Who does the US owe $31.4 trillion dollars in debt?

The two categories are debt held by the public and debt held by the government (intragovernmental). Additionally, the national debt doesn’t include municipality or state debt. Currently, the United States has about $24.35 trillion in public debt and $6.89 trillion in intragovernmental debt.

Public debt

The United States’ public debt includes all national debt not held by a federal government agency. Money owed to foreign governments, corporations, and federal reserve banks is part of the public debt.

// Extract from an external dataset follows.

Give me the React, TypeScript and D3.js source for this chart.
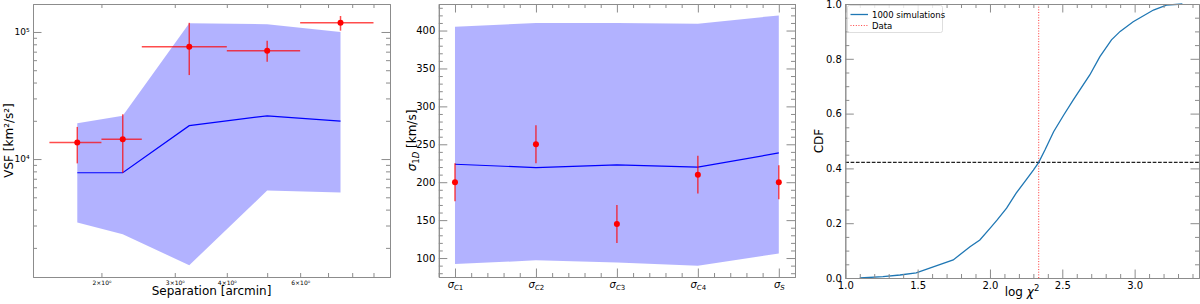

Japan holds the United States’ highest outstanding debt to a foreign country at about $1.12 trillion. China is the US’s second-highest debt holder at about $933 billion owed. The United Kingdom rounds out the top three holders of United States foreign public debt at about $663 billion.

Domestic entities, such as corporations based in the United States, hold about 43% of the national debt. The total debt owed to domestic entities is about $10.2 trillion. Additionally, the Federal Reserve holds about $5.7 trillion in debt.

Intragovernmental debt

Despite owing trillions of dollars to foreign countries, the United States is by far its own single biggest debtor. Intragovernmental debt is money the US Treasury owes to other parts of the federal government. As mentioned, the intragovernmental national debt sits at around $6.89, more than six times our debt to Japan. 

Trust funds make up most of our intragovernmental debt. The Social Security trust fund is the largest intergovernmental debt holder at about $2.7 trillion. The Department of Defense’s Military Retirement Fund is the second-highest, owed about $1.15 trillion. The third-largest is the Civil Service Retirement and Disability Fund, which holds about $977 billion in debt.